The gloaming is coming earlier these days. The Cabin, cozy as it is, can be small.
Our winter is heated by wood more than sun.
Fewer outdoor adventures, unless you want to really bundle up. A dive instead back into a small pink knitting project.
Oliver wants to lay down on the already-cold grass. I don’t.
What to do? Something new.
First I asked an intern to escort me through the twisted corridors of Twitterdom. Why do this at all? was my first thought, my eye wandering over the overwhelming Twitter feed. Well, said Carlos, my intern, you might find something interesting.
Ahhh, that.
I went to the Metropolitan Museum’s profile to see who the greatest art institution in America was wont to follow, and discovered a thousand crazy, creative persons and places I didn’t know existed, that I want to know more about.
Only connect, as Forster said. Easy for him to say. He didn’t have FB, Twitter, Tumblr, etc., etc.
Catch me at @jeanczimmerman and we’ll tweet.
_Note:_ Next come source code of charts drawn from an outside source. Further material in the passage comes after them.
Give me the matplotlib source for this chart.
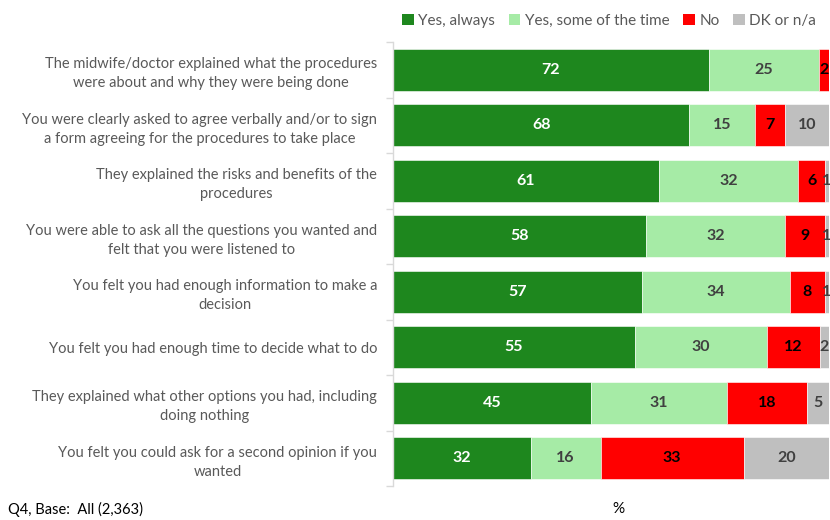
import matplotlib
matplotlib.use("Agg")
import matplotlib.pyplot as plt
from matplotlib.patches import Patch
from matplotlib.transforms import ScaledTranslation
import numpy as np

plt.rcParams['font.family'] = ['Lato', 'DejaVu Sans']

categories = [
    "The midwife/doctor explained what the procedures\nwere about and why they were being done",
    "You were clearly asked to agree verbally and/or to sign\na form agreeing for the procedures to take place",
    "They explained the risks and benefits of the\nprocedures",
    "You were able to ask all the questions you wanted and\nfelt that you were listened to",
    "You felt you had enough information to make a\ndecision",
    "You felt you had enough time to decide what to do",
    "They explained what other options you had, including\ndoing nothing",
    "You felt you could ask for a second opinion if you\nwanted",
]
series_names = ["Yes, always", "Yes, some of the time", "No", "DK or n/a"]
yes_always = [72.4, 68, 61, 58, 57, 55.4, 45.3, 31.6]
yes_some   = [25.3, 15, 32, 32, 34, 30.3, 31.3, 16.0]
no_vals    = [2.3, 7, 6, 9, 8, 12.2, 18.3, 32.8]
dk_vals    = [0.0, 10, 1, 1, 1, 2.1, 5.1, 19.6]

colors = ["#1E871E", "#A6EBA6", "#FF0000", "#BFBFBF"]
text_colors = ["white", "#404040", "black", "#404040"]

fig = plt.figure(figsize=(8.3, 5.2), dpi=100)
ax = fig.add_axes([393/830, 1 - 486/520, 436/830, (486 - 42)/520])

y = np.arange(len(categories))
left = np.zeros(len(categories))
for vals, col, tcol, name in zip([yes_always, yes_some, no_vals, dk_vals], colors, text_colors, series_names):
    vals = np.array(vals, dtype=float)
    ax.barh(y, vals, left=left, height=0.76, color=col, edgecolor="white", linewidth=0.4, label=name)
    for yi, (l, v) in enumerate(zip(left, vals)):
        if v >= 0.5:
            ax.text(l + v / 2, yi, f"{v:.0f}", ha="center", va="center",
                    color=tcol, fontsize=11.5, fontweight="bold", clip_on=False)
    left += vals

ax.set_xlim(0, 100)
ax.set_ylim(len(categories) - 0.5, -0.5)
ax.set_yticks(y)
ax.set_yticklabels(categories, fontsize=10.5, color="#595959", ha="center",
                   multialignment="center", linespacing=1.45)
ax.tick_params(axis="y", which="major", length=0, pad=0)
ax.set_yticks(np.arange(-0.5, len(categories), 1.0), minor=True)
ax.tick_params(axis="y", which="minor", length=5, color="#D9D9D9", width=1)
ax.set_xticks([])
for s in ["top", "right", "bottom"]:
    ax.spines[s].set_visible(False)
ax.spines["left"].set_color("#D9D9D9")
ax.spines["left"].set_linewidth(1)

fig.canvas.draw()
renderer = fig.canvas.get_renderer()
right_edge_px = 377
ax_x0 = ax.transAxes.transform((0, 0))[0]
for lab in ax.get_yticklabels():
    bb = lab.get_window_extent(renderer)
    cx = right_edge_px - bb.width / 2
    lab.set_transform(ax.get_yaxis_transform() + ScaledTranslation((cx - ax_x0) / 100, 0, fig.dpi_scale_trans))
    lab.set_ha("center")

handles = [Patch(facecolor=c, edgecolor="none") for c in colors]
fig.legend(handles, series_names, loc="upper right", bbox_to_anchor=(1.0, 1.0), ncol=4,
           frameon=False, fontsize=11, handlelength=0.75, handleheight=0.75,
           handletextpad=0.3, columnspacing=0.9, labelcolor="#595959")

fig.text(8/830, 1 - 509/520, "Q4, Base:  All (2,363)", fontsize=10.5, color="black", va="center", ha="left")
fig.text(618/830, 1 - 509/520, "%", fontsize=11, color="black", va="center", ha="center")

fig.savefig("out.png", dpi=100)
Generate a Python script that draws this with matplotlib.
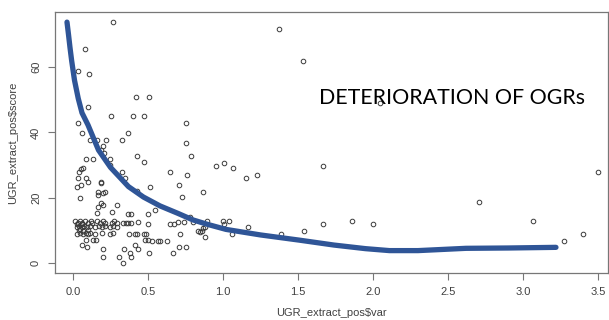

True, a little overwhelming sometimes. But that there’s a world out there — many worlds — that I didn’t know about. I like that.
Sure. I tell myself that I might find something interesting. Some days, I feel that my daily life has been reduced to bits and pieces of too many unrelated topics, just the headlines; for a while now, I’ve tried to console myself, saying I actually prefer knowing just a little bit about each of a variety of things, but not very much about any one thing. So I don’t know what Forster meant by *Only connect* … and just now, I decided to *live in fragments no longer.” But then I read about that BBC quiz show… yikes… in which connections must be made between apparently unconnected things, where patience and lateral thinking are as vital as knowledge… Only connect? No, I’m not game for that. Or maybe I am; I might find it interesting.